The problem associated with the counter-discriminator is the long count time needed to determine the frequency with precision. For example, if 1% measurement accuracy is required, the count time must span around 100 zero-crossings of the input signal. The rate at which new frequency measurements can then be generated is limited to around 1/100 of the signal frequency. Moreover, fluctuations of the signal frequency within the measurement period will not be seen.
The drawback associated with the digital counter-discriminator is partly due to the need to limit the timing resolution to whole cycles of the input signal. If fractional cycle resolution could be obtained, a given measurement accuracy can be reached in a shorter time. In digital period measurement, the duration of one or more whole cycles of the signal is measured by counting cycles of a much higher frequency clock, thus providing fractional cycle accuracy. The reciprocal of the period is a measure of the frequency.

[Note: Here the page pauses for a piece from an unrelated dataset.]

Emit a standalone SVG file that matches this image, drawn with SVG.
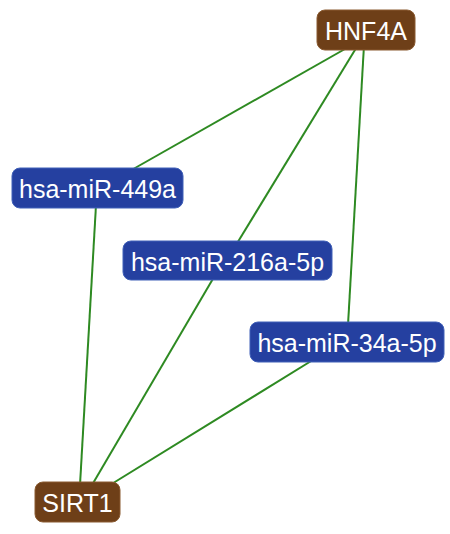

In digital period measurement, occurrence of a signal zero-crossing causes the previous count to be read out of the counter before resetting it to zero. It then counts again until the next zero-crossing, at which point the new period measurement is read out, and so on.
The drawbacks associated with digital period measurement are the need for the reciprocal operation, and the fact that the period for which the measurement applies is not regular, but determined by the signal itself. This operation is referred to as natural sampling. It is more often desired to sample and digitize the signal at regular sampling intervals that are not a function of the possibly noisy or varying signal.